The Pap Test named after Dr. Papanicolau, the physician who invented this important screening test, is a cytological examination, which is a laboratory test that, through the analysis of cervical cells , allows for early detection of possible cervical cancer formation.
It is recommended to have a Pap test from age 25 onward, every 3 years .
The cell sample needed for analysis (pap test), is taken directly from the patient’s cervix after dilating the vagina with a disposable speculum.
In order for the Pap test to be as reliable as possible, it is recommended: to avoid having sexual intercourse in the 24 hours prior to the pap test, not to perform vaginal douches and not to insert vaginal eggs as well as spermicidal products/creams/foams into the vagina in the 48 hours prior, to undergo the test at least 5 days before or after the menstrual cycle, and not to have blood loss when the pap test is performed.

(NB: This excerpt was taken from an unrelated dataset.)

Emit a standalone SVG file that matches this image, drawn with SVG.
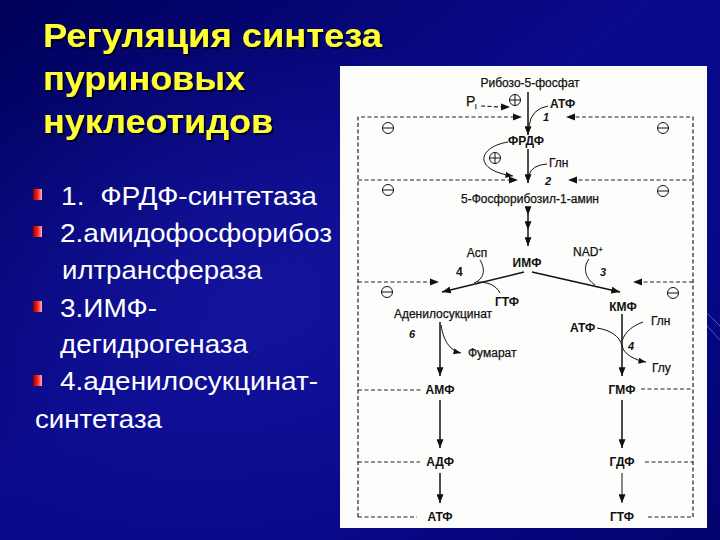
<svg xmlns="http://www.w3.org/2000/svg" width="720" height="540" viewBox="0 0 720 540">
<defs>
<linearGradient id="bg" x1="0" y1="0" x2="1" y2="1">
<stop offset="0" stop-color="#00005a"/>
<stop offset="0.45" stop-color="#0a0a8c"/>
<stop offset="0.7" stop-color="#08088a"/>
<stop offset="1" stop-color="#03036e"/>
</linearGradient>
<radialGradient id="glow" cx="0.35" cy="0.55" r="0.5">
<stop offset="0" stop-color="#1a1aa8" stop-opacity="0.6"/>
<stop offset="1" stop-color="#1a1aa8" stop-opacity="0"/>
</radialGradient>
<linearGradient id="bul" x1="0" y1="0" x2="1" y2="0">
<stop offset="0" stop-color="#8a0000"/>
<stop offset="0.5" stop-color="#ff2020"/>
<stop offset="1" stop-color="#ffb0b0"/>
</linearGradient>
<filter id="shadow" x="-5%" y="-20%" width="115%" height="150%">
<feOffset in="SourceAlpha" dx="2" dy="2" result="o"/>
<feFlood flood-color="#000020"/>
<feComposite in2="o" operator="in" result="s"/>
<feMerge><feMergeNode in="s"/><feMergeNode in="SourceGraphic"/></feMerge>
</filter>
<marker id="ah" viewBox="0 0 10 8" refX="10" refY="4" markerWidth="9" markerHeight="7" markerUnits="userSpaceOnUse" orient="auto">
<path d="M0,0 L10,4 L0,8 Z" fill="#111"/>
</marker>
<marker id="ahs" viewBox="0 0 10 8" refX="10" refY="4" markerWidth="8" markerHeight="6" markerUnits="userSpaceOnUse" orient="auto">
<path d="M0,0 L10,4 L0,8 Z" fill="#111"/>
</marker>
</defs>
<style>
.title{font-family:"Liberation Sans",Arial,sans-serif;font-weight:bold;font-size:34px;fill:#ffff33}
.item{font-family:"Liberation Sans",Arial,sans-serif;font-size:25px;fill:#ffffff;white-space:pre}
.lbl{font-family:"Liberation Sans",Arial,sans-serif;font-size:12px;fill:#111;stroke:#111;stroke-width:0.25}
.b{font-weight:bold;stroke-width:0}
.mid{text-anchor:middle}
.num{font-family:"Liberation Sans",Arial,sans-serif;font-size:11px;font-weight:bold;font-style:italic;fill:#111}
.dash{stroke:#222;stroke-width:1.2;stroke-dasharray:4 2.5;fill:none}
.sol{stroke:#111;stroke-width:1.5;fill:none}
.thin{stroke:#111;stroke-width:1;fill:none}
.sym{stroke:#111;stroke-width:1;fill:none}
</style>
<rect width="720" height="540" fill="url(#bg)"/>
<rect width="720" height="540" fill="url(#glow)"/>
<path d="M700,318 L720,340 M706,312 L720,326" stroke="#8a8ad8" stroke-width="1" opacity="0.6" fill="none"/>

<g id="title" filter="url(#shadow)">
<text class="title" x="43" y="47" textLength="339" lengthAdjust="spacingAndGlyphs">Регуляция синтеза</text>
<text class="title" x="43" y="90" textLength="202" lengthAdjust="spacingAndGlyphs">пуриновых</text>
<text class="title" x="43" y="133" textLength="230" lengthAdjust="spacingAndGlyphs">нуклеотидов</text>
</g>

<g id="list">
<rect x="33" y="189" width="9" height="11" fill="url(#bul)"/>
<rect x="33" y="226" width="9" height="11" fill="url(#bul)"/>
<rect x="33" y="301" width="9" height="11" fill="url(#bul)"/>
<rect x="33" y="375" width="9" height="11" fill="url(#bul)"/>
<text class="item" x="61" y="205" textLength="256" lengthAdjust="spacingAndGlyphs">1.  ФРДФ-синтетаза</text>
<text class="item" x="60" y="242" textLength="272" lengthAdjust="spacingAndGlyphs">2.амидофосфорибоз</text>
<text class="item" x="62" y="279" textLength="200" lengthAdjust="spacingAndGlyphs">илтрансфераза</text>
<text class="item" x="60" y="317" textLength="97" lengthAdjust="spacingAndGlyphs">3.ИМФ-</text>
<text class="item" x="60" y="353" textLength="188" lengthAdjust="spacingAndGlyphs">дегидрогеназа</text>
<text class="item" x="60" y="390" textLength="258" lengthAdjust="spacingAndGlyphs">4.аденилосукцинат-</text>
<text class="item" x="35" y="428" textLength="127" lengthAdjust="spacingAndGlyphs">синтетаза</text>
</g>

<rect id="panel" x="340" y="66" width="367" height="462" fill="#fdfdfb"/>

<g id="connectors">
<path class="dash" d="M358,517 L358,117 L515,117"/>
<path class="dash" d="M693,517 L693,117 L573,117"/>
<path class="dash" d="M358,180 L511,180"/>
<path class="dash" d="M693,180 L575,180"/>
<path class="dash" d="M358,282 L432,282"/>
<path class="dash" d="M693,282 L640,282"/>
<path class="dash" d="M358,390 L423,390"/>
<path class="dash" d="M641,389 L693,389"/>
<path class="dash" d="M358,462 L420,462"/>
<path class="dash" d="M645,462 L693,462"/>
<path class="dash" d="M358,517 L417,517"/>
<path class="dash" d="M648,517 L693,517"/>
<path d="M522,117 L513,113.5 L513,120.5 Z M566,117 L575,113.5 L575,120.5 Z M518,180 L509,176.5 L509,183.5 Z M568,180 L577,176.5 L577,183.5 Z M439,282 L430,278.5 L430,285.5 Z M633,282 L642,278.5 L642,285.5 Z" fill="#111"/>
<path class="dash" d="M481,106 L502,107"/>
<path d="M510,107 L501,103.5 L501,110.5 Z" fill="#111"/>
<path class="sol" d="M528,92 L528,135" marker-end="url(#ah)"/>
<path class="thin" d="M548,106 Q531,109 529,126"/>
<path class="sol" d="M528,149 L528,183" marker-end="url(#ah)"/>
<path class="thin" d="M508,142 C478,147 472,170 513,176" marker-end="url(#ahs)"/>
<path class="thin" d="M547,164 Q532,165 529,175"/>
<path class="sol" d="M528,207 L528,215 L528,230 L528,246" marker-mid="url(#ah)" marker-end="url(#ah)"/>
<path class="sol" d="M524,272 L442,292" marker-end="url(#ah)"/>
<path class="sol" d="M532,272 L620,292" marker-end="url(#ah)"/>
<path class="thin" d="M480,260 C486,270 484,279 474,283"/>
<path class="thin" d="M500,293 C496,285 488,282 477,282"/>
<path class="thin" d="M589,259 C582,268 586,279 595,285"/>
<path class="sol" d="M440,322 L440,376" marker-end="url(#ah)"/>
<path class="thin" d="M441,325 C444,344 452,351 461,353" marker-end="url(#ahs)"/>
<path class="sol" d="M622,314 L622,376" marker-end="url(#ah)"/>
<path class="thin" d="M597,328 C610,330 620,336 622,346 C624,354 634,360 646,362" marker-end="url(#ahs)"/>
<path class="thin" d="M643,322 C632,326 625,332 622,341"/>
<path class="sol" d="M440,400 L440,448" marker-end="url(#ah)"/>
<path class="sol" d="M440,473 L440,503" marker-end="url(#ah)"/>
<path class="sol" d="M622,400 L622,448" marker-end="url(#ah)"/>
<path class="thin" d="M622,473 L622,503" marker-end="url(#ah)"/>
</g>

<g id="symbols">
<g class="sym"><circle cx="515" cy="100" r="5.5"/><path d="M509.5,100 H520.5 M515,94.5 V105.5"/></g>
<g class="sym"><circle cx="495" cy="158" r="5.5"/><path d="M489.5,158 H500.5 M495,152.5 V163.5"/></g>
<g class="sym"><circle cx="388" cy="128" r="5.5"/><path d="M382.5,128 H393.5"/></g>
<g class="sym"><circle cx="663" cy="128" r="5.5"/><path d="M657.5,128 H668.5"/></g>
<g class="sym"><circle cx="388" cy="190" r="5.5"/><path d="M382.5,190 H393.5"/></g>
<g class="sym"><circle cx="663" cy="191" r="5.5"/><path d="M657.5,191 H668.5"/></g>
<g class="sym"><circle cx="387" cy="292" r="5.5"/><path d="M381.5,292 H392.5"/></g>
<g class="sym"><circle cx="673" cy="293" r="5.5"/><path d="M667.5,293 H678.5"/></g>
</g>

<g id="n-ribose"><text class="lbl mid" x="530" y="87">Рибозо-5-фосфат</text></g>
<g id="n-pi"><text class="lbl" x="466" y="106" style="font-size:14px">P</text><text class="lbl" x="475" y="109" style="font-size:7px">i</text></g>
<g id="n-atp1"><text class="lbl b" x="550" y="108">АТФ</text></g>
<g id="e1"><text class="num" x="543" y="121">1</text></g>
<g id="n-frdf"><text class="lbl b mid" x="526" y="145">ФРДФ</text></g>
<g id="n-gln1"><text class="lbl" x="549" y="167">Глн</text></g>
<g id="e2"><text class="num" x="545" y="185">2</text></g>
<g id="n-fra"><text class="lbl mid" x="530" y="203">5-Фосфорибозил-1-амин</text></g>
<g id="n-imf"><text class="lbl b mid" x="527" y="267">ИМФ</text></g>
<g id="n-asp"><text class="lbl mid" x="477" y="257">Асп</text></g>
<g id="e4a"><text class="lbl b" x="456" y="276">4</text></g>
<g id="n-gtf1"><text class="lbl b mid" x="507" y="306">ГТФ</text></g>
<g id="n-nad"><text class="lbl mid" x="588" y="256">NAD<tspan style="font-size:8px" dy="-4">+</tspan></text></g>
<g id="e3"><text class="num" x="600" y="276">3</text></g>
<g id="n-kmf"><text class="lbl b mid" x="623" y="311">КМФ</text></g>
<g id="n-adsucc"><text class="lbl mid" x="443" y="318">Аденилосукцинат</text></g>
<g id="e6"><text class="num" x="409" y="338">6</text></g>
<g id="n-fum"><text class="lbl" x="468" y="357">Фумарат</text></g>
<g id="n-atp2"><text class="lbl b" x="570" y="332">АТФ</text></g>
<g id="n-gln2"><text class="lbl" x="651" y="325">Глн</text></g>
<g id="e4b"><text class="num" x="628" y="350">4</text></g>
<g id="n-glu"><text class="lbl" x="652" y="372">Глу</text></g>
<g id="n-amf"><text class="lbl b mid" x="440" y="394">АМФ</text></g>
<g id="n-gmf"><text class="lbl b mid" x="622" y="394">ГМФ</text></g>
<g id="n-adf"><text class="lbl b mid" x="440" y="466">АДФ</text></g>
<g id="n-gdf"><text class="lbl b mid" x="622" y="466">ГДФ</text></g>
<g id="n-atp3"><text class="lbl b mid" x="440" y="521">АТФ</text></g>
<g id="n-gtf2"><text class="lbl b mid" x="622" y="521">ГТФ</text></g>
</svg>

The analysis of the sample of cells taken during the Pap test can be of two types: traditional or liquid phase (thin-prep). In the former case, the pap test consists of smearing the sample of cells taken from the cervix on a slide on which they are then stained according to Dr. Papanicolau’s technique. In contrast, with regard to the liquid-phase pap test, also known as the thin-prep pap test, instead of being affixed to the slide, the cells taken are placed in a liquid solution, which on the one hand allows the collected material not to be dispersed and on the other hand avoids the haphazard aggregation of cells, reducing the risk of inadequate samples.
A positive Pap test result does not necessarily imply the possibility that cervical cancer is developing but rather implies the presence of abnormal cells, the nature of which must be investigated with further follow-up examinations such as colposcopy and cervical biopsy.